Tuesday, January 24, 2006

A Biblical Defense of the Two Kingdoms: Part One - Theocracy

The doctrine of the two kingdoms has been defined, but now it must be biblically defended. Our next few posts will be an attempt to do this.

Crucial in this connection is the fact that, throughout redemptive history, God's people find themselves in one of two conditions, generally speaking. The one is theocracy, and the other is exile.

A “theocracy,” as its name suggests, has to do with the rule of God over a people. But there is more to a theocracy than the bare fact that God is exercising control over his children (which is always the case). A true theocracy exists when God’s dominion is coupled with a domain, when his rule is connected to a realm—an actual piece of real estate within the borders of which God rules his people in a special and unique way.

Though other examples exist, Israel’s situation in the Promised Land is perhaps the most obvious example of a theocracy in the Bible: God had given the land of Canaan to his people and charged them with the task of subduing and exercising dominion over his enemies.

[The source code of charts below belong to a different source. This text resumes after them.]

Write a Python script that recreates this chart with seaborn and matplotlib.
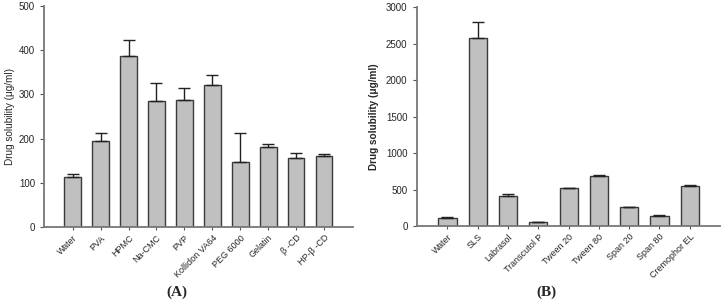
import matplotlib
matplotlib.use("Agg")
import matplotlib.pyplot as plt
import seaborn as sns
import pandas as pd
import numpy as np

cats_a = ["Water", "PVA", "HPMC", "Na-CMC", "PVP", "Kollidon VA64", "PEG 6000",
          "Gelatin", "β -CD", "HP-β -CD"]
vals_a = [114, 195, 386, 286, 288, 321, 147, 182, 156, 161]
errs_a = [6, 17, 38, 40, 26, 23, 65, 6, 11, 4]

cats_b = ["Water", "SLS", "Labrasol", "Transcutol P", "Tween 20", "Tween 80",
          "Span 20", "Span 80", "Cremophor EL"]
vals_b = [112, 2583, 411, 59, 517, 686, 256, 137, 549]
errs_b = [8, 210, 25, 4, 5, 12, 12, 15, 20]

sns.set_theme(style="ticks")
plt.rcParams["font.family"] = ["Liberation Sans", "DejaVu Sans"]

fig = plt.figure(figsize=(7.27, 3.06), dpi=100)
axA = fig.add_axes([0.0605, 0.258, 0.4251, 0.722])
axB = fig.add_axes([0.573, 0.261, 0.417, 0.715])

def draw(ax, cats, vals, errs, ymax, step, xlim, bold, pad):
    df = pd.DataFrame({"cat": cats, "val": vals})
    sns.barplot(data=df, x="cat", y="val", ax=ax, color="#c0c0c0",
                edgecolor="#3a3a3a", linewidth=1.0, width=0.6, saturation=1,
                errorbar=None)
    x = np.arange(len(cats))
    ax.errorbar(x, vals, yerr=[np.zeros(len(vals)), errs], fmt="none",
                ecolor="#222222", elinewidth=1.0, capsize=4, capthick=1.0)
    ax.set_ylim(0, ymax)
    ax.set_xlim(*xlim)
    ax.set_yticks(np.arange(0, ymax + 1, step))
    ax.set_xlabel("")
    ax.set_ylabel("Drug solubility (μg/ml)", fontsize=7.2,
                  fontweight="bold" if bold else "normal", labelpad=pad)
    ax.set_xticks(x)
    ax.set_xticklabels(cats, rotation=45, ha="right", rotation_mode="anchor",
                       fontsize=6.5)
    ax.tick_params(axis="y", labelsize=7, length=3, width=0.8, color="#555555")
    ax.tick_params(axis="x", length=2.5, width=0.8, color="#555555", pad=2)
    for s in ["top", "right"]:
        ax.spines[s].set_visible(False)
    for s in ["left", "bottom"]:
        ax.spines[s].set_color("#777777")
        ax.spines[s].set_linewidth(1.3)

draw(axA, cats_a, vals_a, errs_a, 500, 100, (-1.03, 10.04), False, 3)
draw(axB, cats_b, vals_b, errs_b, 3000, 500, (-1.02, 8.99), True, 5)

fig.text(0.243, 0.046, "(A)", fontsize=11, family=["Liberation Serif"],
         fontweight="bold", ha="center", va="center")
fig.text(0.752, 0.046, "(B)", fontsize=11, family=["Liberation Serif"],
         fontweight="bold", ha="center", va="center")

fig.savefig("out.png", dpi=100)
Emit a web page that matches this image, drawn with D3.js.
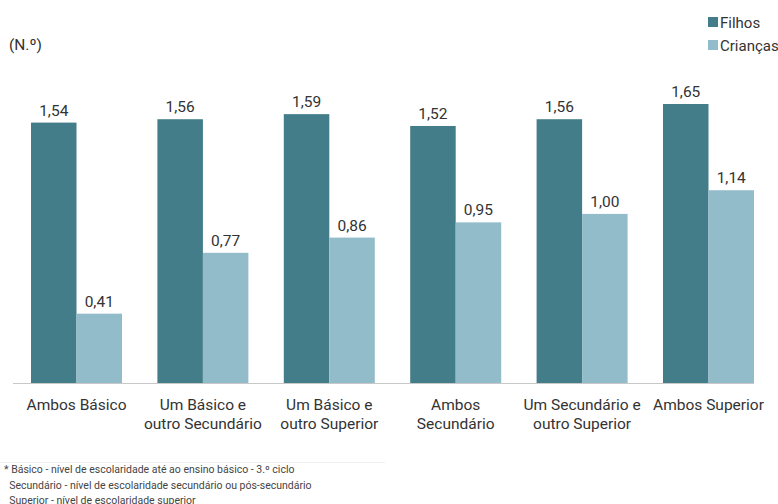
<!DOCTYPE html>
<html>
<head>
<meta charset="utf-8">
<script src="https://cdn.jsdelivr.net/npm/d3@7"></script>
<style>
  body { margin: 0; background: #fff; }
  text { font-family: Roboto, "Noto Sans", sans-serif; }
</style>
</head>
<body>
<div id="chart"></div>
<script>
var categories = [
  ["Ambos Básico"],
  ["Um Básico e", "outro Secundário"],
  ["Um Básico e", "outro Superior"],
  ["Ambos", "Secundário"],
  ["Um Secundário e", "outro Superior"],
  ["Ambos Superior"]
];
var series = ["Filhos", "Crianças"];
var filhos = [1.54, 1.56, 1.59, 1.52, 1.56, 1.65];
var criancas = [0.41, 0.77, 0.86, 0.95, 1.00, 1.14];
var footnotes = [
  "* Básico - nível de escolaridade até ao ensino básico - 3.º ciclo",
  "  Secundário - nível de escolaridade secundário ou pós-secundário",
  "  Superior - nível de escolaridade superior"
];

var width = 778, height = 504;
var colors = ["#437d89", "#93bccb"];

var svg = d3.select("#chart").append("svg")
  .attr("width", width)
  .attr("height", height);

var data = categories.map(function(c, i) {
  return { key: i, label: c, values: [filhos[i], criancas[i]] };
});

var x = d3.scaleBand()
  .domain(d3.range(categories.length))
  .range([31, 754])
  .paddingInner(0.28);

var xs = d3.scaleBand()
  .domain([0, 1])
  .range([0, x.bandwidth()]);

var y = d3.scaleLinear()
  .domain([0, 1.65])
  .range([383, 104]);

var fmt = function(v) { return d3.format(".2f")(v).replace(".", ","); };

var groups = svg.selectAll("g.grp")
  .data(data)
  .enter().append("g")
  .attr("class", "grp")
  .attr("transform", function(d) { return "translate(" + x(d.key) + ",0)"; });

groups.selectAll("rect")
  .data(function(d) { return d.values; })
  .enter().append("rect")
  .attr("x", function(d, i) { return xs(i); })
  .attr("y", function(d) { return y(d); })
  .attr("width", xs.bandwidth())
  .attr("height", function(d) { return y(0) - y(d); })
  .attr("fill", function(d, i) { return colors[i]; });

groups.selectAll("text.val")
  .data(function(d) { return d.values; })
  .enter().append("text")
  .attr("class", "val")
  .attr("x", function(d, i) { return xs(i) + xs.bandwidth() / 2; })
  .attr("y", function(d) { return y(d) - 7; })
  .attr("text-anchor", "middle")
  .attr("font-size", 15.5)
  .attr("fill", "#333")
  .text(fmt);

// axis line
svg.append("line")
  .attr("x1", 13).attr("x2", 754)
  .attr("y1", y(0) + 0.5).attr("y2", y(0) + 0.5)
  .attr("stroke", "#c8c8c8")
  .attr("stroke-width", 1);

// category labels
groups.append("text")
  .attr("text-anchor", "middle")
  .attr("font-size", 15.5)
  .attr("fill", "#333")
  .selectAll("tspan")
  .data(function(d) { return d.label; })
  .enter().append("tspan")
  .attr("x", x.bandwidth() / 2)
  .attr("y", function(d, i) { return 410 + i * 19; })
  .text(function(d) { return d; });

// unit
svg.append("text")
  .attr("x", 9).attr("y", 50)
  .attr("font-size", 15.5)
  .attr("fill", "#333")
  .text("(N.º)");

// legend
var legend = svg.selectAll("g.leg")
  .data(series)
  .enter().append("g")
  .attr("class", "leg")
  .attr("transform", function(d, i) { return "translate(708," + (17 + i * 23) + ")"; });

legend.append("rect")
  .attr("width", 10).attr("height", 10)
  .attr("fill", function(d, i) { return colors[i]; });

legend.append("text")
  .attr("x", 12).attr("y", 10.5)
  .attr("font-size", 15)
  .attr("fill", "#333")
  .text(function(d) { return d; });

// footnotes
svg.append("line")
  .attr("x1", 0).attr("x2", 385)
  .attr("y1", 462.5).attr("y2", 462.5)
  .attr("stroke", "#f0f0f0");

svg.selectAll("text.note")
  .data(footnotes)
  .enter().append("text")
  .attr("class", "note")
  .attr("x", 4)
  .attr("y", function(d, i) { return 473 + i * 15.5; })
  .attr("font-size", 10.5)
  .attr("fill", "#444")
  .attr("xml:space", "preserve")
  .style("white-space", "pre")
  .text(function(d) { return d; });
</script>
</body>
</html>
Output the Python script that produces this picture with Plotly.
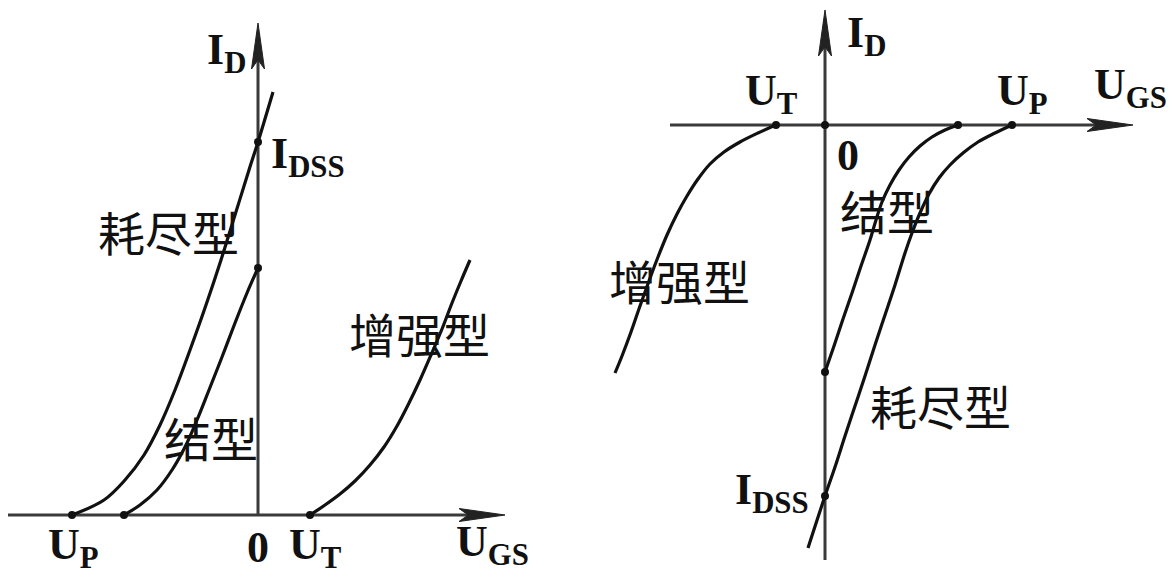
import plotly.graph_objects as go

# ---------------- data (U_GS, I_D in drawing units) ----------------
# N-channel panel (left)
n_dep_ugs = [-18.6, -15.4, -13.3, -11.4, -9.8, -8.3, -6.8, -5.2, -3.7, -2.3, -0.9, 0.0, 1.5]
n_dep_id = [0.0, 1.5, 3.5, 6.0, 9.0, 12.5, 16.5, 21.0, 25.5, 30.0, 34.5, 37.3, 42.3]
n_jfet_ugs = [-13.4, -11.8, -10.1, -8.6, -7.3, -6.1, -4.9, -3.6, -2.3, -1.1, 0.0]
n_jfet_id = [0.0, 1.0, 2.5, 4.5, 6.8, 9.5, 12.5, 15.8, 19.2, 22.2, 24.7]
n_enh_ugs = [5.2, 6.7, 8.2, 9.7, 11.2, 12.6, 13.9, 15.1, 16.2, 17.3, 18.4, 19.4, 20.3, 21.2]
n_enh_id = [0.0, 1.0, 2.1, 3.4, 5.0, 6.8, 8.9, 11.2, 13.5, 16.0, 18.6, 21.2, 23.4, 25.5]
n_marks_ugs = [-18.6, -13.4, 5.2, 0.0, 0.0]
n_marks_id = [0.0, 0.0, 0.0, 37.3, 24.7]

# P-channel panel (right)
p_enh_ugs = [-4.9, -6.7, -8.5, -10.1, -11.5, -12.7, -13.8, -14.8, -15.8, -16.7, -17.6, -18.5, -19.4, -20.3, -21.0]
p_enh_id = [0.0, -0.8, -1.7, -2.7, -3.9, -5.4, -7.1, -8.9, -11.0, -13.2, -15.6, -18.1, -20.7, -23.1, -24.8]
p_jfet_ugs = [13.3, 12.0, 10.7, 9.5, 8.4, 7.4, 6.5, 5.7, 5.1, 4.5, 3.6, 2.7, 1.8, 0.9, 0.0]
p_jfet_id = [0.0, -0.5, -1.2, -2.1, -3.2, -4.5, -6.0, -7.7, -9.5, -11.5, -14.1, -16.8, -19.4, -22.1, -24.7]
p_dep_ugs = [18.7, 17.0, 15.3, 13.8, 12.5, 11.4, 10.4, 9.5, 8.7, 8.0, 7.0, 6.0, 5.0, 4.0, 3.0, 2.0, 1.0, 0.0, -1.7]
p_dep_id = [0.0, -0.8, -1.7, -2.8, -4.0, -5.3, -6.9, -8.8, -10.8, -12.8, -16.0, -19.0, -22.0, -25.1, -28.1, -31.1, -34.2, -37.1, -42.3]
p_marks_ugs = [-4.9, 0.0, 13.3, 18.7, 0.0, 0.0]
p_marks_id = [0.0, 0.0, 0.0, 0.0, -24.7, -37.1]

# axis extents (start, arrow tip)
n_axis_x = (-25.0, 24.7)
n_axis_y = (0.0, 49.2)
p_axis_x = (-15.5, 30.8)
p_axis_y = (-43.5, 11.5)

# ---------------- layout geometry ----------------
W, H = 1171, 577
SCALE = 10.0                 # pixels per drawing unit
split_px = 585
n_origin = (258, 515)        # pixel position of the left origin
p_origin = (825, 125)        # pixel position of the right origin

CURVE = dict(color="#111111", width=3.2)
AXIS = dict(color="#3a3a3a", width=3)
HEAD_LEN, HEAD_HALF = 4.6, 0.65

fig = go.Figure()


def add_line(x, y, xa, ya, style, shape="spline"):
    fig.add_trace(go.Scatter(x=x, y=y, mode="lines", line=dict(**style, shape=shape),
                             xaxis=xa, yaxis=ya, hoverinfo="skip", showlegend=False))


def add_axis_arrow(start, tip, fixed, horizontal, xa, ya):
    # shaft
    if horizontal:
        add_line([start, tip - 1.0], [fixed, fixed], xa, ya, AXIS, "linear")
        hx = [tip, tip - HEAD_LEN, tip - 0.8 * HEAD_LEN, tip - HEAD_LEN, tip]
        hy = [fixed, fixed + HEAD_HALF, fixed, fixed - HEAD_HALF, fixed]
    else:
        add_line([fixed, fixed], [start, tip - 1.0], xa, ya, AXIS, "linear")
        hx = [fixed, fixed + HEAD_HALF, fixed, fixed - HEAD_HALF, fixed]
        hy = [tip, tip - HEAD_LEN, tip - 0.8 * HEAD_LEN, tip - HEAD_LEN, tip]
    fig.add_trace(go.Scatter(x=hx, y=hy, mode="lines", fill="toself", fillcolor="#222222",
                             line=dict(color="#222222", width=1), xaxis=xa, yaxis=ya,
                             hoverinfo="skip", showlegend=False))


# left panel
add_axis_arrow(*n_axis_x, 0.0, True, "x", "y")
add_axis_arrow(*n_axis_y, 0.0, False, "x", "y")
add_line(n_dep_ugs, n_dep_id, "x", "y", CURVE)
add_line(n_jfet_ugs, n_jfet_id, "x", "y", CURVE)
add_line(n_enh_ugs, n_enh_id, "x", "y", CURVE)
fig.add_trace(go.Scatter(x=n_marks_ugs, y=n_marks_id, mode="markers",
                         marker=dict(color="#111111", size=8), xaxis="x", yaxis="y",
                         hoverinfo="skip", showlegend=False))

# right panel
add_axis_arrow(*p_axis_x, 0.0, True, "x2", "y2")
add_axis_arrow(*p_axis_y, 0.0, False, "x2", "y2")
add_line(p_enh_ugs, p_enh_id, "x2", "y2", CURVE)
add_line(p_jfet_ugs, p_jfet_id, "x2", "y2", CURVE)
add_line(p_dep_ugs, p_dep_id, "x2", "y2", CURVE)
fig.add_trace(go.Scatter(x=p_marks_ugs, y=p_marks_id, mode="markers",
                         marker=dict(color="#111111", size=8), xaxis="x2", yaxis="y2",
                         hoverinfo="skip", showlegend=False))

# ---------------- labels ----------------
SYM = dict(family="Liberation Serif", size=44, color="#111111", weight="bold")
CJK = dict(family="Noto Sans CJK SC", size=47, color="#111111")

n_labels = [
    ("耗尽型", -9.0, 28.5, CJK),
    ("结型", -4.7, 7.9, CJK),
    ("增强型", 16.1, 18.3, CJK),
    ("I<sub>D</sub>", -3.2, 46.3, SYM),
    ("I<sub>DSS</sub>", 5.0, 35.9, SYM),
    ("U<sub>P</sub>", -18.5, -3.2, SYM),
    ("0", 0.0, -3.2, SYM),
    ("U<sub>T</sub>", 5.7, -3.2, SYM),
    ("U<sub>GS</sub>", 23.4, -2.9, SYM),
]
p_labels = [
    ("U<sub>T</sub>", -5.4, 3.2, SYM),
    ("U<sub>P</sub>", 19.7, 3.2, SYM),
    ("U<sub>GS</sub>", 30.5, 3.8, SYM),
    ("I<sub>D</sub>", 4.1, 9.0, SYM),
    ("0", 2.3, -3.0, SYM),
    ("结型", 6.2, -8.4, CJK),
    ("增强型", -14.6, -15.4, CJK),
    ("耗尽型", 11.5, -27.9, CJK),
    ("I<sub>DSS</sub>", -5.3, -36.7, SYM),
]
for labels, xr, yr in ((n_labels, "x", "y"), (p_labels, "x2", "y2")):
    for text, lx, ly, font in labels:
        fig.add_annotation(text=text, x=lx, y=ly, xref=xr, yref=yr, showarrow=False,
                           xanchor="center", yanchor="middle", font=font)

# ---------------- axes mapped so that one unit = SCALE pixels ----------------
def x_range(x0_px, x1_px, origin_px):
    return [(x0_px - origin_px) / SCALE, (x1_px - origin_px) / SCALE]


def y_range(origin_py):
    return [(origin_py - H) / SCALE, origin_py / SCALE]


hidden = dict(visible=False, fixedrange=True)
fig.update_layout(
    width=W, height=H, margin=dict(l=0, r=0, t=0, b=0),
    paper_bgcolor="white", plot_bgcolor="white", showlegend=False,
    xaxis=dict(domain=[0, split_px / W], range=x_range(0, split_px, n_origin[0]), **hidden),
    yaxis=dict(domain=[0, 1], range=y_range(n_origin[1]), **hidden),
    xaxis2=dict(domain=[split_px / W, 1], range=x_range(split_px, W, p_origin[0]), **hidden),
    yaxis2=dict(domain=[0, 1], range=y_range(p_origin[1]), anchor="x2", **hidden),
)

fig.write_html("out.html")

Moreover, when God's people are in a theocratic situation, all of life is holy. There is no distinction between the religious and the everyday, the cultic and the cultural, or the sacred and the secular. It was for this reason that when Israel was in the land of Canaan, their uniqueness and peculiarity extended to both the "religious" and the "non-religious" realms. They were forbidden from marrying foreigners (Ezra 9:1ff), from entering into covenants with other nations (Ex. 23:20-33; cf. Josh. 9:1-15), and even from sharing the diets of the surrounding pagan peoples (Dan. 1:8-16).

In a word, when God's people are in a theocratic context enjoying a God-given land, their uniqueness extends to all areas of life, both civil and spiritual. Or to put it more simply, in a theocracy there are not two kingdoms, but one.

The question arises, then, "What about us? Are we in a theocracy?" Though we often act as though we are, the answer to this question is no. The Church in this present age is in exile.